DATA PROVIDED:
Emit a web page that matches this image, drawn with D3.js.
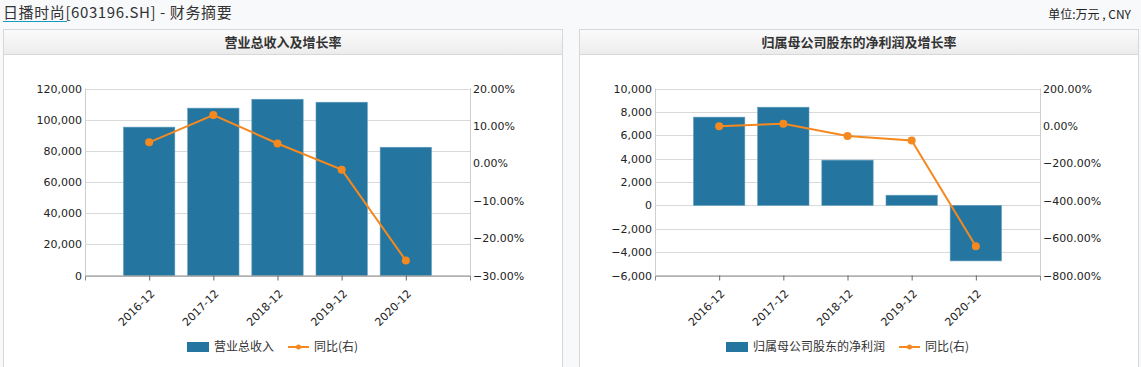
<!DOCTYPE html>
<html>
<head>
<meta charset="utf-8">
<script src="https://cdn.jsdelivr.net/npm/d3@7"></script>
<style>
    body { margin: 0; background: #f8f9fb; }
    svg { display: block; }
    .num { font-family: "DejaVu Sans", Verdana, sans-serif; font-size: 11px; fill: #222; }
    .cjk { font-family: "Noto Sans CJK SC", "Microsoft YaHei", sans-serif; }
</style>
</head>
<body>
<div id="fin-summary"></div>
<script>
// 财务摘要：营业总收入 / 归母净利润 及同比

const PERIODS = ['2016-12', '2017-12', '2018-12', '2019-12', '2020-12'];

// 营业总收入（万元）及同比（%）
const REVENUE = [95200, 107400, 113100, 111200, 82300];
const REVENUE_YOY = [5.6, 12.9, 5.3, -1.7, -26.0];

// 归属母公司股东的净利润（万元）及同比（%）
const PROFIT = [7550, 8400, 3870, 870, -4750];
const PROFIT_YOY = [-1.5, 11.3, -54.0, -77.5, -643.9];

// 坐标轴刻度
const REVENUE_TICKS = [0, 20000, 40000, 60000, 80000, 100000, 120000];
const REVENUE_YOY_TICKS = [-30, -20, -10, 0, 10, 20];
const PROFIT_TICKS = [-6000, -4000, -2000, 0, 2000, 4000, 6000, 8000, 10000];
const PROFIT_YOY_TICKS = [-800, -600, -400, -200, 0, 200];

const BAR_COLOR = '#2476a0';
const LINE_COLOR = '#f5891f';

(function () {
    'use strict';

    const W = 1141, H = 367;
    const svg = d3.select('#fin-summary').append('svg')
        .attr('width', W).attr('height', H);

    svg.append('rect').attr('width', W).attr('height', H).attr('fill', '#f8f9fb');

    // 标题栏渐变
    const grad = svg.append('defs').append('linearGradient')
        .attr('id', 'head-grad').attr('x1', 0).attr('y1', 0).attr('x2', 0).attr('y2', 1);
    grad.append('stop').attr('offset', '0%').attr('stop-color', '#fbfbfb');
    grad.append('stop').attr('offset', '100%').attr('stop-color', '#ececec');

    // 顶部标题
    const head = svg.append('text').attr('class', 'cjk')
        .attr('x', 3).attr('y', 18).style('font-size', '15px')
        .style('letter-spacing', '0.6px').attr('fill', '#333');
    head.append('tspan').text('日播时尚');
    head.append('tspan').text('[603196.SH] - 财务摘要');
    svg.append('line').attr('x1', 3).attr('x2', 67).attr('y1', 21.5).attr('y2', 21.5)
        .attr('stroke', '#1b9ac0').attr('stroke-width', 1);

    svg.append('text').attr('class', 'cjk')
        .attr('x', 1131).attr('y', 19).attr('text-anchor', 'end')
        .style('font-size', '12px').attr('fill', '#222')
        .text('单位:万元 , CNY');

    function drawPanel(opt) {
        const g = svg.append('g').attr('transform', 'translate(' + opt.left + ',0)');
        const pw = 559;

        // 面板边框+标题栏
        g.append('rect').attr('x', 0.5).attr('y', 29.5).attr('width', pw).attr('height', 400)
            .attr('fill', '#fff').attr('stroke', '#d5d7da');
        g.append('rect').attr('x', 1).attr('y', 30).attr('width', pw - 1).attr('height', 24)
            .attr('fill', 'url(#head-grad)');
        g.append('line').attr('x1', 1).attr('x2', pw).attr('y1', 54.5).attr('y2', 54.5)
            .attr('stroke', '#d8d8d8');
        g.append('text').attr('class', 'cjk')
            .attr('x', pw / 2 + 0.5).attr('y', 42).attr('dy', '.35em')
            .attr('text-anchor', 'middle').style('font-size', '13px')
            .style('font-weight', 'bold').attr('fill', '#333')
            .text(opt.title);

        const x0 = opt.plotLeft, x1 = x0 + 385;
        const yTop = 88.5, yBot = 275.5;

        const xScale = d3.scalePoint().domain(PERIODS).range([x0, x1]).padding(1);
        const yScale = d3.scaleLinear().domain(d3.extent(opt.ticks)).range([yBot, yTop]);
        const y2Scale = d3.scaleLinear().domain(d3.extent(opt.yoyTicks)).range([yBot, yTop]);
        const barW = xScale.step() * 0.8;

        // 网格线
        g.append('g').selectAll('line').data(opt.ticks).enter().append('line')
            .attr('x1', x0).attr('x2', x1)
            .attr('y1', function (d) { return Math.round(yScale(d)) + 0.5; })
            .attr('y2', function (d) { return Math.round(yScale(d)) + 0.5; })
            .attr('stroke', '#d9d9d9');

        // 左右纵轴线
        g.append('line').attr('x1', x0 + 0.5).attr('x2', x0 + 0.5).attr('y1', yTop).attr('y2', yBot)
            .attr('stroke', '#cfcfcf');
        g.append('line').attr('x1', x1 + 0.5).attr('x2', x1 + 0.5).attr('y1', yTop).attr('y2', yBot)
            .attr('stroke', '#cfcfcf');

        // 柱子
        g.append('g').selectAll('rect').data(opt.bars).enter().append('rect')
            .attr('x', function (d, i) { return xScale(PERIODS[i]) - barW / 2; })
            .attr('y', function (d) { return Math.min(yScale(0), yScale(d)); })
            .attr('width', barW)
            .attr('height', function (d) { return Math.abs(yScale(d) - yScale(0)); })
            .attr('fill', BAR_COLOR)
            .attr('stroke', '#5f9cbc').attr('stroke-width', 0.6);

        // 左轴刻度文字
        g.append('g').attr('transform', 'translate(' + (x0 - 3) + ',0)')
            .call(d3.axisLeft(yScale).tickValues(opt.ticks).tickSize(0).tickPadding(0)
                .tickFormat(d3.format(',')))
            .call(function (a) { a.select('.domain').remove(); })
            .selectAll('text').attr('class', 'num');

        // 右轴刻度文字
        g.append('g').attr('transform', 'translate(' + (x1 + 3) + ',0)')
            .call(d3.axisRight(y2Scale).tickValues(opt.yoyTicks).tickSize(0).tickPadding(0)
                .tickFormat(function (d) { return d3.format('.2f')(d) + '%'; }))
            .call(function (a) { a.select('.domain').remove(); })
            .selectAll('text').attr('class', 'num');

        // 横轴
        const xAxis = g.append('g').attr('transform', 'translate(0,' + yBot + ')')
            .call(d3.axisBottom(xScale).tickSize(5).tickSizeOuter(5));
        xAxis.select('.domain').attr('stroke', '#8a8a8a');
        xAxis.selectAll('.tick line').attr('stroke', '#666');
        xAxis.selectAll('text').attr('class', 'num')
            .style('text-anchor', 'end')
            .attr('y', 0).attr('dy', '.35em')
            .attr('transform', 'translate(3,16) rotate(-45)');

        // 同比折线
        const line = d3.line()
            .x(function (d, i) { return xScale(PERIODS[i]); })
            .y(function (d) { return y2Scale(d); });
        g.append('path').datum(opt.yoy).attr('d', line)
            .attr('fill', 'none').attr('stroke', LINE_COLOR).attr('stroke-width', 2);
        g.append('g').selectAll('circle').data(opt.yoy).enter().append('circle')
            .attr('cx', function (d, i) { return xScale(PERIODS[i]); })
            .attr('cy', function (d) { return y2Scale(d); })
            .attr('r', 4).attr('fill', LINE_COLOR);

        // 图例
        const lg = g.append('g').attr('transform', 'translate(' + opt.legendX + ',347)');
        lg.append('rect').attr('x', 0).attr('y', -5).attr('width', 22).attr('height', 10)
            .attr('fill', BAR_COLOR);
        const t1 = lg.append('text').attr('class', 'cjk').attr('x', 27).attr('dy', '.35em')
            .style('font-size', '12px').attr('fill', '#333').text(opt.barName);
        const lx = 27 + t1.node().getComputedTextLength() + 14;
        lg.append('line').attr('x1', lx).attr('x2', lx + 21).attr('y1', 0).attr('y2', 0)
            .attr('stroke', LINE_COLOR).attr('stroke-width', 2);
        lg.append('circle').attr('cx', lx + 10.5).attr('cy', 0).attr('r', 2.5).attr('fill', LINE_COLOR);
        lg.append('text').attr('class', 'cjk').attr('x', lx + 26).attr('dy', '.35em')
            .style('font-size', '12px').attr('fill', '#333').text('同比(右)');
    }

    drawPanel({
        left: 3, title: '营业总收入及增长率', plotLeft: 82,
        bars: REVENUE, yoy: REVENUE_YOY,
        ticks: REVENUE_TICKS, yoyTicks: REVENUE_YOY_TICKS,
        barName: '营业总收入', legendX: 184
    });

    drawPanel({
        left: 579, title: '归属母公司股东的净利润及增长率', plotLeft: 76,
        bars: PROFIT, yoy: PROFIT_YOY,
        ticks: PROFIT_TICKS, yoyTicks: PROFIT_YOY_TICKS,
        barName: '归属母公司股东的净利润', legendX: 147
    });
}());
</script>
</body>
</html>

EXERCISE DESCRIPTION:
Leave out any pictures, please, and quote only the lines from the top of the data through the line that contains "W).attr('height', H).attr('fill', '#f8f9fb');".

OUTPUT BELOW:
Emit a web page that matches this image, drawn with D3.js.
<!DOCTYPE html>
<html>
<head>
<meta charset="utf-8">
<script src="https://cdn.jsdelivr.net/npm/d3@7"></script>
<style>
    body { margin: 0; background: #f8f9fb; }
    svg { display: block; }
    .num { font-family: "DejaVu Sans", Verdana, sans-serif; font-size: 11px; fill: #222; }
    .cjk { font-family: "Noto Sans CJK SC", "Microsoft YaHei", sans-serif; }
</style>
</head>
<body>
<div id="fin-summary"></div>
<script>
// 财务摘要：营业总收入 / 归母净利润 及同比

const PERIODS = ['2016-12', '2017-12', '2018-12', '2019-12', '2020-12'];

// 营业总收入（万元）及同比（%）
const REVENUE = [95200, 107400, 113100, 111200, 82300];
const REVENUE_YOY = [5.6, 12.9, 5.3, -1.7, -26.0];

// 归属母公司股东的净利润（万元）及同比（%）
const PROFIT = [7550, 8400, 3870, 870, -4750];
const PROFIT_YOY = [-1.5, 11.3, -54.0, -77.5, -643.9];

// 坐标轴刻度
const REVENUE_TICKS = [0, 20000, 40000, 60000, 80000, 100000, 120000];
const REVENUE_YOY_TICKS = [-30, -20, -10, 0, 10, 20];
const PROFIT_TICKS = [-6000, -4000, -2000, 0, 2000, 4000, 6000, 8000, 10000];
const PROFIT_YOY_TICKS = [-800, -600, -400, -200, 0, 200];

const BAR_COLOR = '#2476a0';
const LINE_COLOR = '#f5891f';

(function () {
    'use strict';

    const W = 1141, H = 367;
    const svg = d3.select('#fin-summary').append('svg')
        .attr('width', W).attr('height', H);

    svg.append('rect').attr('width', W).attr('height', H).attr('fill', '#f8f9fb');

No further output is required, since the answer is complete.